The largest of these procurements by far is California, where contracts for an estimated 3.1 million Medicaid beneficiaries are in play.  (Counties in which County Organized Health Systems or Local Initiatives operate are not subject to this procurement).  The state currently contracts with 24 different MCOs, and their performance over time on HEDIS metrics has varied markedly.  Child health advocates in California are on the case, having posted child-specific performance data for each MCO and enlisting more than 600 groups in a campaign to push the state to use its upcoming procurement to hold MCOs accountable for their performance for children.

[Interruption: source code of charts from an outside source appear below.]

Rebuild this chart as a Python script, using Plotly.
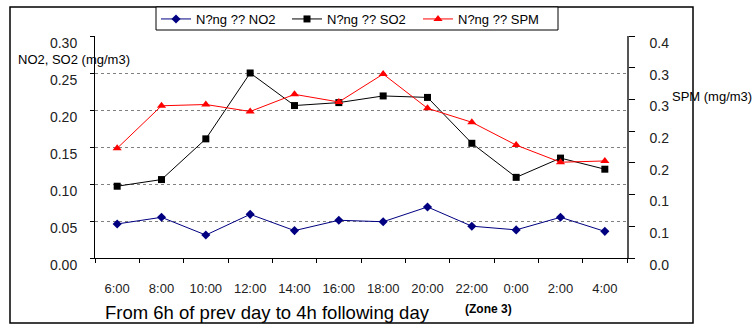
import plotly.graph_objects as go

hours = ["6:00", "8:00", "10:00", "12:00", "14:00", "16:00", "18:00",
         "20:00", "22:00", "0:00", "2:00", "4:00"]
no2 = [0.046, 0.055, 0.031, 0.059, 0.037, 0.051, 0.049, 0.069, 0.043, 0.038, 0.055, 0.036]
so2 = [0.097, 0.106, 0.161, 0.250, 0.206, 0.210, 0.219, 0.217, 0.155, 0.109, 0.135, 0.120]
spm = [0.173, 0.240, 0.242, 0.231, 0.258, 0.246, 0.290, 0.236, 0.214, 0.178, 0.151, 0.153]

left_ticks = [0, 0.05, 0.10, 0.15, 0.20, 0.25, 0.30]
left_labels = ["0.00", "0.05", "0.10", "0.15", "0.20", "0.25", "0.30"]
right_ticks = [0, 0.05, 0.10, 0.15, 0.20, 0.25, 0.30, 0.35]
right_labels = ["0.0", "0.1", "0.1", "0.2", "0.2", "0.3", "0.3", "0.4"]

FONT = "Liberation Sans, Arial, sans-serif"
W, H = 755, 325
L, R, T, B = 95, 627, 36, 258
pw, ph = R - L, B - T

fig = go.Figure()
fig.add_trace(go.Scatter(x=hours, y=no2, name="N?ng ?? NO2", mode="lines+markers",
                         line=dict(color="#000080", width=1),
                         marker=dict(symbol="diamond", size=7, color="#000080")))
fig.add_trace(go.Scatter(x=hours, y=so2, name="N?ng ?? SO2", mode="lines+markers",
                         line=dict(color="#000000", width=1),
                         marker=dict(symbol="square", size=7, color="#000000")))
fig.add_trace(go.Scatter(x=hours, y=spm, name="N?ng ?? SPM", mode="lines+markers",
                         yaxis="y2",
                         line=dict(color="#ff0000", width=1),
                         marker=dict(symbol="triangle-up", size=8, color="#ff0000")))

def px_x(x):
    return (x - L) / pw

def px_y(y):
    return (B - y) / ph

fig.update_layout(
    width=W, height=H,
    margin=dict(l=L, r=W - R, t=T, b=H - B, pad=0, autoexpand=False),
    paper_bgcolor="white", plot_bgcolor="white",
    font=dict(family=FONT, size=13, color="#222222"),
    showlegend=True,
    legend=dict(orientation="h", x=px_x(156), y=px_y(4), xanchor="left", yanchor="top",
                borderwidth=0, bgcolor="rgba(0,0,0,0)",
                font=dict(size=13, color="#000000"), entrywidth=86,
                tracegroupgap=0, itemwidth=30),
    xaxis=dict(type="category", range=[-0.5, 11.5], showline=True, linecolor="#000000",
               linewidth=1, ticks="outside", ticklen=4, tickcolor="#000000",
               tickson="boundaries", showgrid=False, tickfont=dict(size=13),
               ticklabelstandoff=18, zeroline=False, automargin=False),
    yaxis=dict(range=[0, 0.30], tickvals=left_ticks, ticktext=left_labels,
               showline=True, linecolor="#000000", linewidth=1,
               ticks="outside", ticklen=4, tickcolor="#000000",
               showgrid=True, gridcolor="#808080", griddash="dot", gridwidth=1,
               zeroline=False, tickfont=dict(size=14), ticklabelstandoff=10,
               ticklabelshift=7, automargin=False),
    yaxis2=dict(range=[0, 0.35], tickvals=right_ticks, ticktext=right_labels,
                overlaying="y", side="right", showline=True, linecolor="#555555",
                linewidth=1.5, ticks="outside", ticklen=6, tickcolor="#000000",
                showgrid=False, zeroline=False, tickfont=dict(size=14),
                ticklabelstandoff=12, ticklabelshift=7, automargin=False),
    shapes=[dict(type="rect", xref="paper", yref="paper",
                 x0=px_x(10), x1=px_x(693), y0=px_y(323), y1=px_y(7),
                 line=dict(color="#000000", width=1.5), layer="below"),
            dict(type="rect", xref="paper", yref="paper",
                 x0=px_x(156), x1=px_x(558), y0=px_y(30), y1=px_y(7),
                 line=dict(color="#000000", width=1), fillcolor="white", layer="below")],
    annotations=[
        dict(text="NO2, SO2 (mg/m3)", xref="paper", yref="paper",
             x=px_x(74), y=px_y(59), showarrow=False, xanchor="center", yanchor="middle",
             font=dict(size=13, color="#000000")),
        dict(text="SPM (mg/m3)", xref="paper", yref="paper",
             x=px_x(712), y=px_y(96), showarrow=False, xanchor="center", yanchor="middle",
             font=dict(size=13, color="#000000")),
        dict(text="From 6h of prev day to 4h following day", xref="paper", yref="paper",
             x=px_x(267), y=px_y(312), showarrow=False, xanchor="center", yanchor="middle",
             font=dict(size=18.5, color="#000000")),
        dict(text="<b>(Zone 3)</b>", xref="paper", yref="paper",
             x=px_x(488), y=px_y(309), showarrow=False, xanchor="center", yanchor="middle",
             font=dict(size=12, color="#000000")),
    ],
)

fig.write_html("out.html")
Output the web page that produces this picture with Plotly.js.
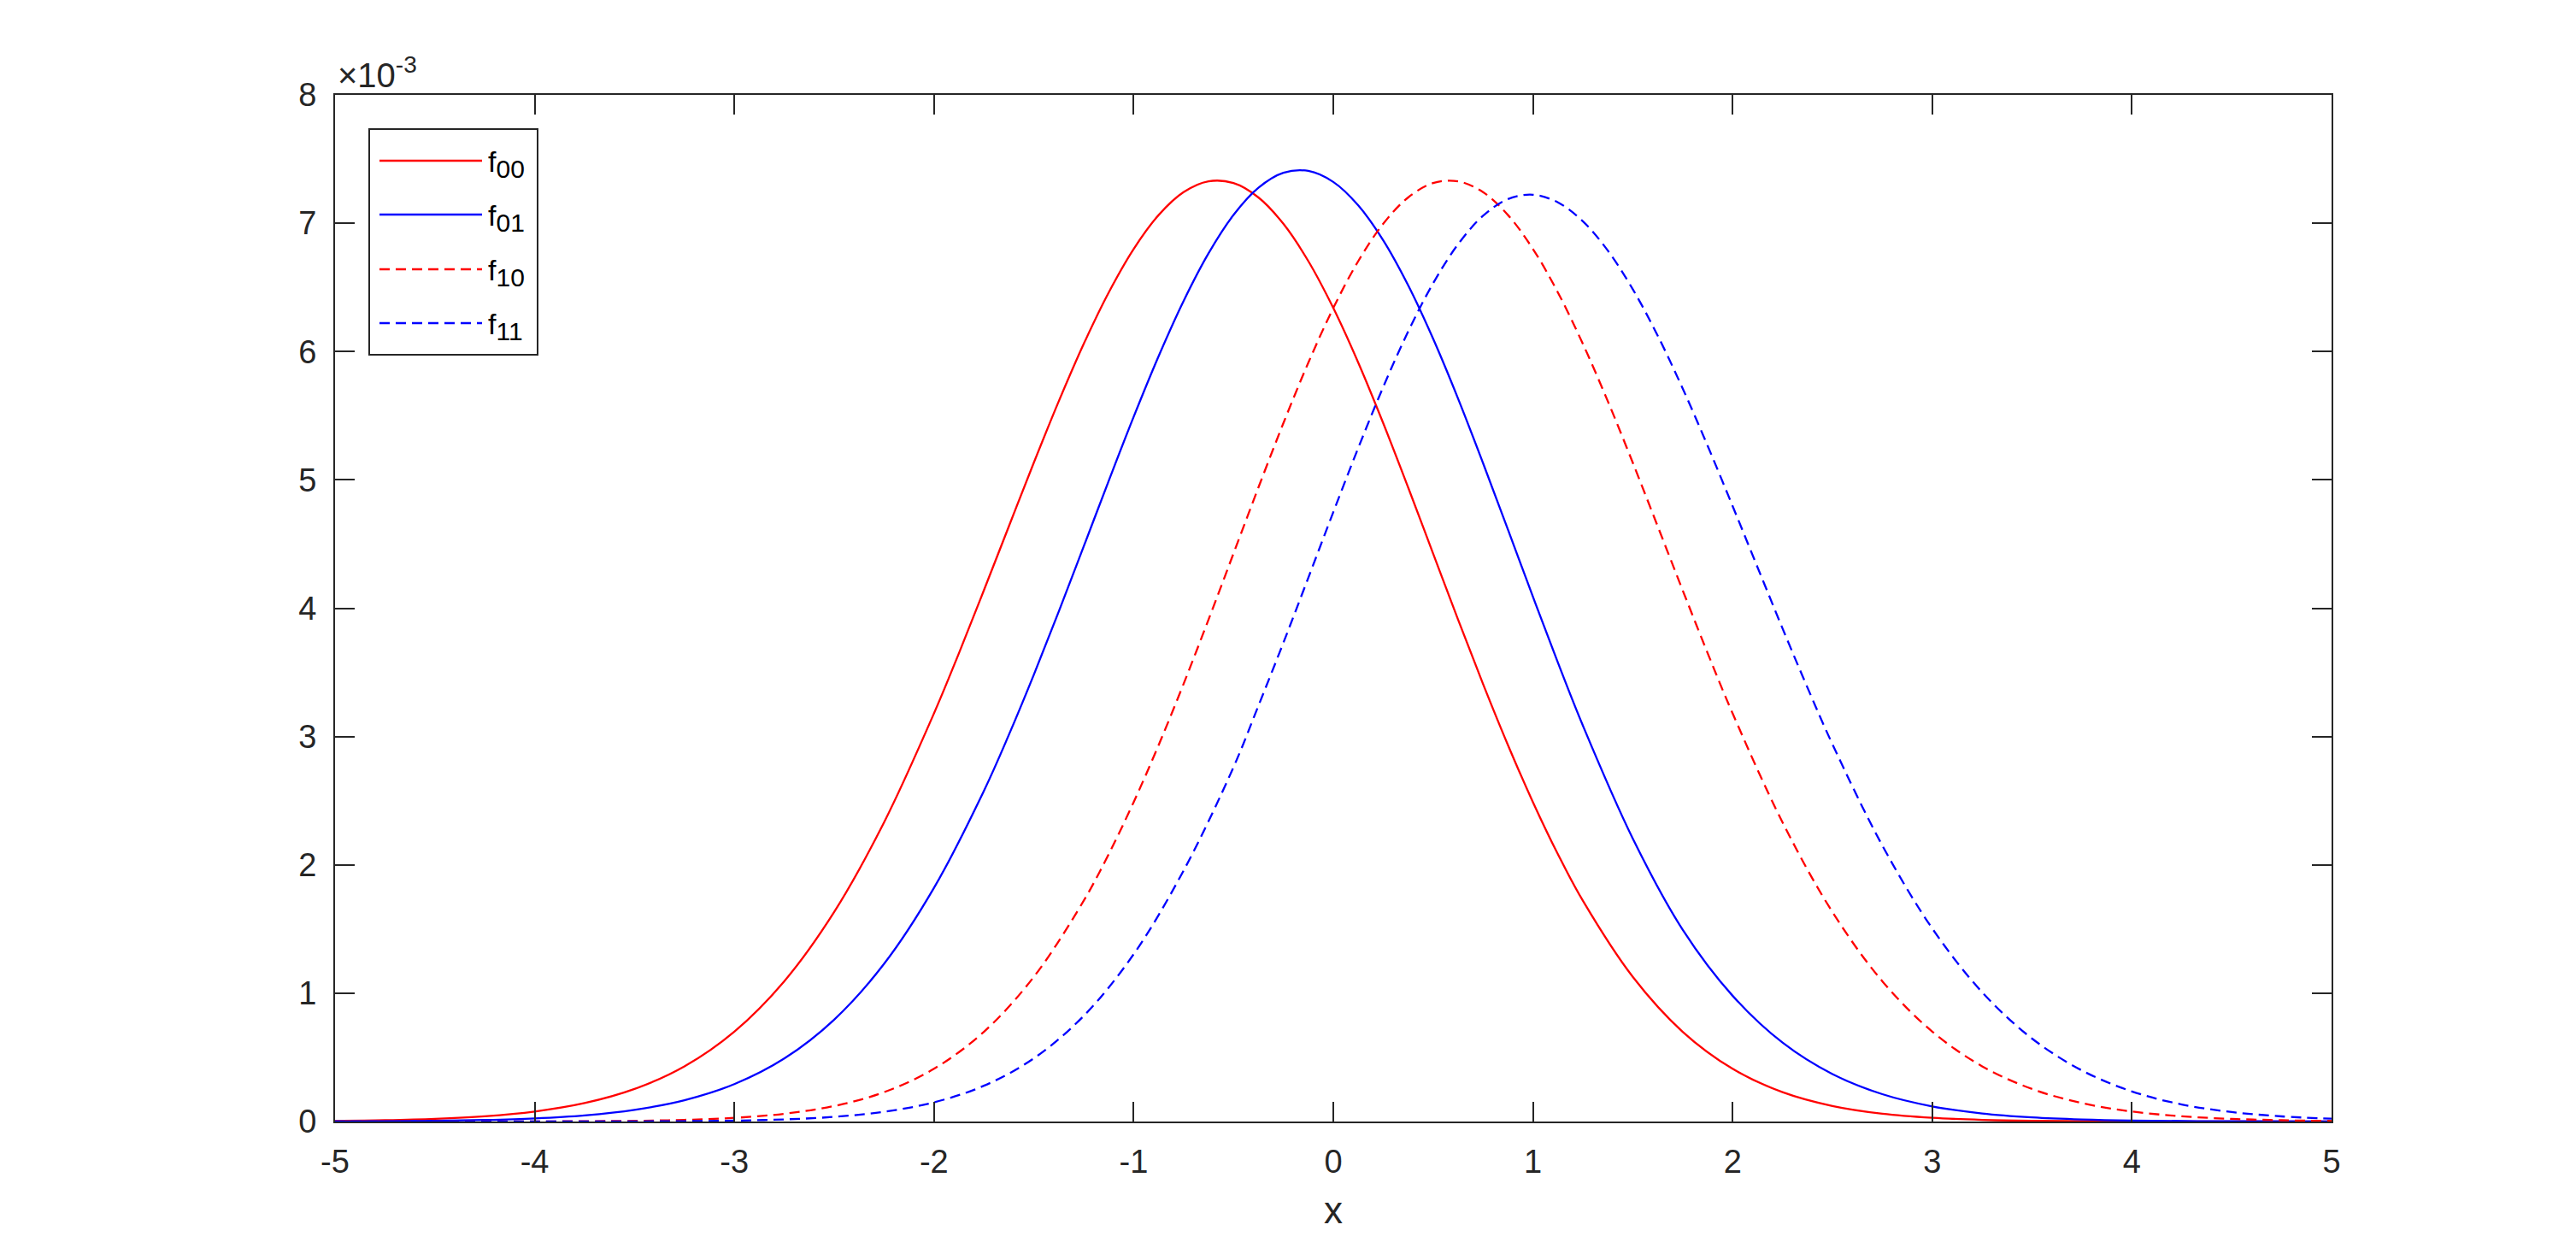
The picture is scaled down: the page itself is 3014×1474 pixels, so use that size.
<!DOCTYPE html>
<html>
<head>
<meta charset="utf-8">
<script src="https://cdn.plot.ly/plotly-3.0.1.min.js"></script>
<style>
  html, body { margin: 0; padding: 0; background: #ffffff; }
  #chart { width: 3014px; height: 1474px; }
</style>
</head>
<body>
<div id="chart"></div>
<script>
// ---- Data (y in units of 1) ----
var seriesNames = ['f<sub>00</sub>', 'f<sub>01</sub>', 'f<sub>10</sub>', 'f<sub>11</sub>'];
var legendSubs = ['00', '01', '10', '11'];

var x00 = [-5, -4.75, -4.5, -4.25, -4, -3.75, -3.5, -3.25, -3, -2.75, -2.5, -2.25, -2, -1.875, -1.75, -1.625, -1.5, -1.375, -1.25, -1.125, -1, -0.875, -0.75, -0.625, -0.5, -0.375, -0.25, -0.125, 0, 0.125, 0.25, 0.375, 0.5, 0.625, 0.75, 0.875, 1, 1.125, 1.25, 1.5, 1.75, 2, 2.25, 2.5, 2.75, 3, 3.25, 3.5, 4, 4.5, 5];
var y00 = [0.00000466, 0.00000995, 0.0000205, 0.0000408, 0.0000780, 0.0001433, 0.0002536, 0.0004302, 0.0007008, 0.0010931, 0.0016327, 0.0023318, 0.0031806, 0.0036498, 0.0041396, 0.0046377, 0.0051338, 0.0056126, 0.0060599, 0.0064601, 0.0067992, 0.0070634, 0.0072420, 0.0073265, 0.0073127, 0.0072008, 0.0069953, 0.0067044, 0.0063392, 0.0059134, 0.0054419, 0.0049409, 0.0044258, 0.0039111, 0.0034099, 0.0029329, 0.0024885, 0.0020832, 0.0017206, 0.0011272, 0.0006992, 0.0004110, 0.0002287, 0.0001208, 0.0000604, 0.0000286, 0.0000128, 0.0000054, 0.0000008, 0.0000001, 0.0000000];

var x01 = [-5, -4.75, -4.5, -4.25, -4, -3.75, -3.5, -3.25, -3, -2.75, -2.5, -2.25, -2, -1.75, -1.625, -1.5, -1.375, -1.25, -1.125, -1, -0.875, -0.75, -0.625, -0.5, -0.375, -0.25, -0.125, 0, 0.125, 0.25, 0.375, 0.5, 0.625, 0.75, 0.875, 1, 1.125, 1.25, 1.5, 1.75, 2, 2.25, 2.5, 2.75, 3, 3.25, 3.5, 3.75, 4, 4.5, 5];
var y01 = [0.00000113, 0.00000256, 0.00000563, 0.0000119, 0.0000243, 0.0000479, 0.0000910, 0.0001660, 0.0002915, 0.0004910, 0.0007940, 0.0012288, 0.0018207, 0.0025767, 0.0030131, 0.0034814, 0.0039741, 0.0044815, 0.0049921, 0.0054914, 0.0059638, 0.0063937, 0.0067653, 0.0070637, 0.0072761, 0.0073927, 0.0074075, 0.0073214, 0.0071387, 0.0068667, 0.0065158, 0.0060994, 0.0056329, 0.0051309, 0.0046116, 0.0040887, 0.0035759, 0.0030854, 0.0022051, 0.0014947, 0.0009800, 0.0006148, 0.0003695, 0.0002130, 0.0001180, 0.0000629, 0.0000323, 0.0000159, 0.0000076, 0.0000016, 0.0000003];

var x10 = [-5, -4.5, -4, -3.5, -3.25, -3, -2.75, -2.5, -2.25, -2, -1.75, -1.5, -1.25, -1.125, -1, -0.875, -0.75, -0.625, -0.5, -0.375, -0.25, -0.125, 0, 0.125, 0.25, 0.375, 0.5, 0.625, 0.75, 0.875, 1, 1.125, 1.25, 1.375, 1.5, 1.625, 1.75, 1.875, 2, 2.25, 2.5, 2.75, 3, 3.25, 3.5, 3.75, 4, 4.25, 4.5, 4.75, 5];
var y10 = [0.0000000, 0.0000001, 0.0000008, 0.0000054, 0.0000128, 0.0000286, 0.0000604, 0.0001208, 0.0002287, 0.0004110, 0.0006992, 0.0011272, 0.0017206, 0.0020832, 0.0024885, 0.0029329, 0.0034099, 0.0039111, 0.0044258, 0.0049409, 0.0054419, 0.0059134, 0.0063392, 0.0067044, 0.0069953, 0.0072008, 0.0073127, 0.0073265, 0.0072420, 0.0070634, 0.0067992, 0.0064601, 0.0060599, 0.0056126, 0.0051338, 0.0046377, 0.0041396, 0.0036498, 0.0031806, 0.0023318, 0.0016327, 0.0010931, 0.0007008, 0.0004302, 0.0002536, 0.0001433, 0.0000780, 0.0000408, 0.0000205, 0.00000995, 0.00000466];

var x11 = [-5, -4.5, -4, -3.5, -3.25, -3, -2.75, -2.5, -2.25, -2, -1.75, -1.5, -1.25, -1, -0.75, -0.5, -0.375, -0.25, -0.125, 0, 0.125, 0.25, 0.375, 0.5, 0.625, 0.75, 0.875, 1, 1.125, 1.25, 1.375, 1.5, 1.625, 1.75, 1.875, 2, 2.125, 2.25, 2.375, 2.5, 2.75, 3, 3.25, 3.5, 3.75, 4, 4.25, 4.5, 4.75, 5];
var y11 = [0.0000000, 0.0000000, 0.0000001, 0.0000011, 0.0000029, 0.0000072, 0.0000166, 0.0000365, 0.0000759, 0.0001495, 0.0002788, 0.0004924, 0.0008234, 0.0013038, 0.0019549, 0.0027608, 0.0032398, 0.0037308, 0.0042379, 0.0047487, 0.0052491, 0.0057234, 0.0061560, 0.0065317, 0.0068362, 0.0070580, 0.0071883, 0.0072218, 0.0071623, 0.0070150, 0.0067866, 0.0064856, 0.0061233, 0.0057119, 0.0052653, 0.0047962, 0.0043184, 0.0038430, 0.0033812, 0.0029406, 0.0021506, 0.0015046, 0.0010072, 0.0006463, 0.0003976, 0.0002345, 0.0001328, 0.0000740, 0.0000400, 0.0000220];

var xTicks = [-5, -4, -3, -2, -1, 0, 1, 2, 3, 4, 5];
var yTickVals = [0, 0.001, 0.002, 0.003, 0.004, 0.005, 0.006, 0.007, 0.008];
var yTickText = ['0', '1', '2', '3', '4', '5', '6', '7', '8'];
var xLabel = 'x';
var yExponent = '×10<sup>-3</sup>';

// ---- Styling ----
var RED = '#ff0000', BLUE = '#0000ff', AXC = '#262626';
var FONT = 'Liberation Sans, Arial, Helvetica, sans-serif';
var LW = 2.3;
var DASH = '12px,7px';

var W = 3014, H = 1474;
var L = 392, R = 2728, T = 111, B = 1312;
function px(X) { return (X - L) / (R - L); }
function py(Y) { return (B - Y) / (B - T); }

var styles = [
  {color: RED, dash: 'solid'},
  {color: BLUE, dash: 'solid'},
  {color: RED, dash: DASH},
  {color: BLUE, dash: DASH}
];
var xs = [x00, x01, x10, x11];
var ys = [y00, y01, y10, y11];

var traces = xs.map(function (xv, i) {
  return {
    x: xv, y: ys[i], type: 'scatter', mode: 'lines',
    name: seriesNames[i],
    line: {color: styles[i].color, dash: styles[i].dash, width: LW, shape: 'spline', smoothing: 1},
    showlegend: false,
    hoverinfo: 'x+y+name'
  };
});

// manual legend (MATLAB style)
var shapes = [{
  type: 'rect', xref: 'paper', yref: 'paper',
  x0: px(432), x1: px(629), y0: py(415), y1: py(151),
  line: {color: AXC, width: 2}, fillcolor: 'rgba(255,255,255,1)', layer: 'above'
}];
var annotations = [];
var legendY = [188, 251, 315, 378];
for (var i = 0; i < 4; i++) {
  shapes.push({
    type: 'line', xref: 'paper', yref: 'paper',
    x0: px(444), x1: px(564), y0: py(legendY[i]), y1: py(legendY[i]),
    line: {color: styles[i].color, dash: styles[i].dash, width: LW}, layer: 'above'
  });
  annotations.push({
    xref: 'paper', yref: 'paper', x: px(569), y: py(legendY[i] + 4),
    xanchor: 'left', yanchor: 'middle', showarrow: false,
    text: 'f<sub><span style="font-size:30px">' + legendSubs[i] + '</span></sub>',
    font: {family: FONT, size: 34, color: '#000000'}
  });
}
annotations.push({
  xref: 'paper', yref: 'paper', x: px(393), y: py(112),
  xanchor: 'left', yanchor: 'bottom', showarrow: false,
  text: yExponent,
  font: {family: FONT, size: 40, color: AXC}
});

var axisCommon = {
  showgrid: false, zeroline: false,
  showline: true, linecolor: AXC, linewidth: 2, mirror: 'ticks',
  ticks: 'inside', ticklen: 23, tickwidth: 2, tickcolor: AXC,
  tickfont: {family: FONT, size: 38, color: AXC}
};

var layout = {
  width: W, height: H,
  margin: {l: L, r: W - R, t: T, b: H - B, pad: 0},
  paper_bgcolor: '#ffffff', plot_bgcolor: '#ffffff',
  showlegend: false,
  xaxis: Object.assign({}, axisCommon, {
    range: [-5, 5], tickmode: 'array', tickvals: xTicks,
    ticktext: xTicks.map(String),
    ticklabelstandoff: 12,
    title: {text: xLabel, font: {family: FONT, size: 44, color: AXC}, standoff: 22}
  }),
  yaxis: Object.assign({}, axisCommon, {
    range: [0, 0.008], tickmode: 'array', tickvals: yTickVals, ticktext: yTickText,
    ticklabelstandoff: 12
  }),
  shapes: shapes,
  annotations: annotations
};

Plotly.newPlot('chart', traces, layout, {displayModeBar: false, staticPlot: true});
</script>
</body>
</html>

Several of the MCOs currently contracting with California’s Medicaid program are subsidiaries of Aetna/CVS Health, Anthem, Centene, Molina, or UnitedHealth Group.  These parent companies have posted strong financial results during the pandemic and are widely expected to try to maintain, if not expand, their market share in the upcoming procurement.  Each has subsidiaries in at least 10 other states.  These companies know how their subsidiaries are performing for children; because of the lack of transparency, the public does not.

Can the procurement process fix this asymmetry in information? More specifically, if these companies decide to bid on contracts in California, will there be an opportunity for advocates there—and in the other states where the companies have Medicaid products—to learn more about the performance of their subsidiaries for children?  At this point, it’s not clear whether, and if so when, bids submitted in response to the RFP that the state Medicaid agency issues will be available to the public.  But there is no question that transparency of bidders’ responses would help advocates and the public hold MCOs accountable for poor performance for children.

Andy Schneider is a Research Professor at the Georgetown University McCourt School of Public Policy.